Despite the film having been essentially created by Sacha himself, bringing in Peter Morgan (Frost/Nixon) as a writer, and approaching David Fincher (The Social Network) and Tom Hooper (Les Miserables) to direct, it’s partly a Queen Films production (with help from Sony and GK Films) and they have been reluctant to approve a director.
And in a way, this is entirely fitting. Queen were not a band whose music was particularly soul-baring (apart from notable exceptions such as “These Are The Days Of Our Lives”) and therefore fodder for tabloid discussion. In fact, for a massively popular band, they were given such a rough ride by the music press they developed a fairly healthy paranoid streak.

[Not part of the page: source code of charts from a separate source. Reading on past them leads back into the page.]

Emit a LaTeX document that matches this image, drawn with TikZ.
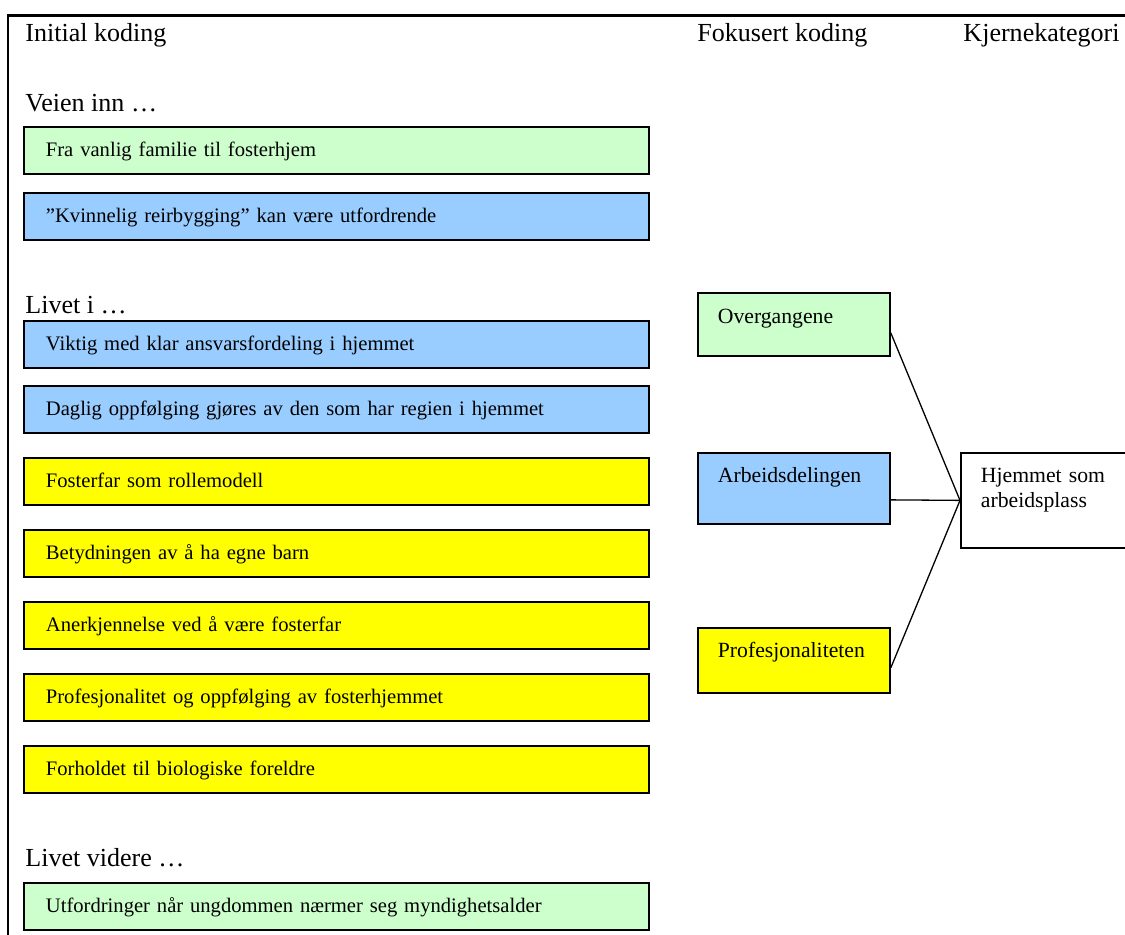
\documentclass[tikz,border=0pt]{standalone}
\usepackage{fontspec}
\setmainfont{Liberation Serif}
\usetikzlibrary{positioning}
\definecolor{grnfill}{RGB}{204,255,204}
\definecolor{blufill}{RGB}{153,204,255}
\definecolor{ylwfill}{RGB}{255,255,0}

\begin{document}
\begin{tikzpicture}[
    hdr/.style={anchor=base west, inner sep=0pt, font=\fontsize{12}{14}\selectfont},
    initbox/.style={draw, line width=0.85pt, anchor=north west, inner xsep=0.356cm, inner ysep=0pt,
        text width=9.413cm, align=left, text height=0.486cm, text depth=0.275cm,
        font=\fontsize{9.5}{11}\selectfont},
    fokbox/.style={draw, line width=0.85pt, anchor=north west, inner xsep=0.324cm, inner ysep=0pt,
        text width=2.462cm, align=left, text height=0.486cm,
        font=\fontsize{10}{11.5}\selectfont}]
            \clip (0,0) rectangle (18.225,15.147);
            % frame
            \draw[line width=1pt] (0.13,0) -- (0.13,14.896) -- (18.3,14.896);
            % column titles
            \node[hdr] (h1) at (0.405,14.475) {Initial koding};
            \node[hdr] (h2) at (11.291,14.475) {Fokusert koding};
            \node[hdr] (h3) at (15.601,14.475) {Kjernekategori};
            % initial coding
            \node[hdr] (g1) at (0.405,13.333) {Veien inn …};
            \node[initbox, fill=grnfill] (i1) at (0.373,13.106) {Fra vanlig familie til fosterhjem};
            \node[initbox, fill=blufill] (i2) at (0.373,12.037) {”Kvinnelig reirbygging” kan være utfordrende};
            \node[hdr] (g2) at (0.405,10.076) {Livet i …};
            \node[initbox, fill=blufill] (i3) at (0.373,9.963) {Viktig med klar ansvarsfordeling i hjemmet};
            \node[initbox, fill=blufill] (i4) at (0.373,8.910) {Daglig oppfølging gjøres av den som har regien i hjemmet};
            \node[initbox, fill=ylwfill] (i5) at (0.373,7.744) {Fosterfar som rollemodell};
            \node[initbox, fill=ylwfill] (i6) at (0.373,6.577) {Betydningen av å ha egne barn};
            \node[initbox, fill=ylwfill] (i7) at (0.373,5.411) {Anerkjennelse ved å være fosterfar};
            \node[initbox, fill=ylwfill] (i8) at (0.373,4.244) {Profesjonalitet og oppfølging av fosterhjemmet};
            \node[initbox, fill=ylwfill] (i9) at (0.373,3.078) {Forholdet til biologiske foreldre};
            \node[hdr] (g3) at (0.405,1.102) {Livet videre …};
            \node[initbox, fill=grnfill] (i10) at (0.373,0.859) {Utfordringer når ungdommen nærmer seg myndighetsalder};
            % focused coding
            \node[fokbox, fill=grnfill, text depth=0.518cm, text height=0.502cm] (f1) at (11.291,10.417) {Overgangene};
            \node[fokbox, fill=blufill, text depth=0.664cm] (f2) at (11.291,7.825) {Arbeidsdelingen};
            \node[fokbox, fill=ylwfill, text depth=0.567cm] (f3) at (11.291,4.990) {Profesjonaliteten};
            % core category
            \node[fokbox, text width=2.171cm, text depth=1.053cm] (k1) at (15.552,7.825) {Hjemmet som\\arbeidsplass};
            \draw[line width=0.6pt] ([yshift=-0.138cm]f1.east) -- (k1.west);
            \draw[line width=0.6pt] ([yshift=-0.186cm]f2.east) -- (k1.west);
            \draw[line width=0.6pt] ([yshift=-0.120cm]f3.east) -- (k1.west);
        \end{tikzpicture}
\end{document}
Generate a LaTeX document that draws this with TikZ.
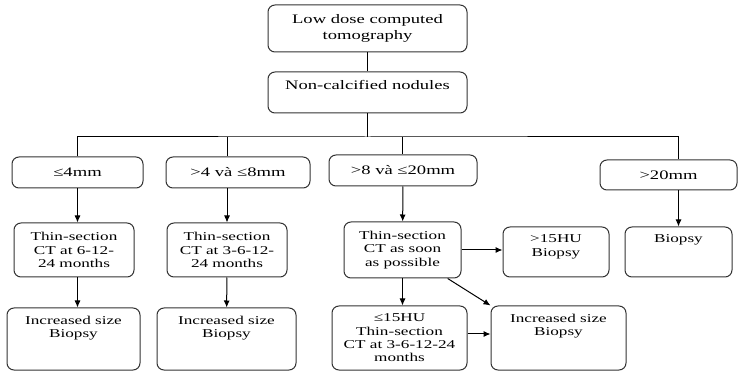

Properly-confirmed revelations were always thin on the ground, and it appeared that Freddie himself found the topic of public confession to be rather earnest and a bit dull, and tended to keep his wilder side strictly hidden from the press and, by extension, the public.
This is how he could wind up taking Princess Diana out to a gay bar, dressed as a man, and get away with it.
The trouble is, it’s that secret other life that would drive the most interest in the movie, which does leave moviemakers in a bit of a bind. Do they honor Freddie’s memory best by keeping his secrets secret and focussing on his reputation as a great entertainer, or by telling his story in as honest a manner as possible? And which approach would he have preferred?
Actually, strike that last question, unless anyone was planning to make Live Aid: The Opera.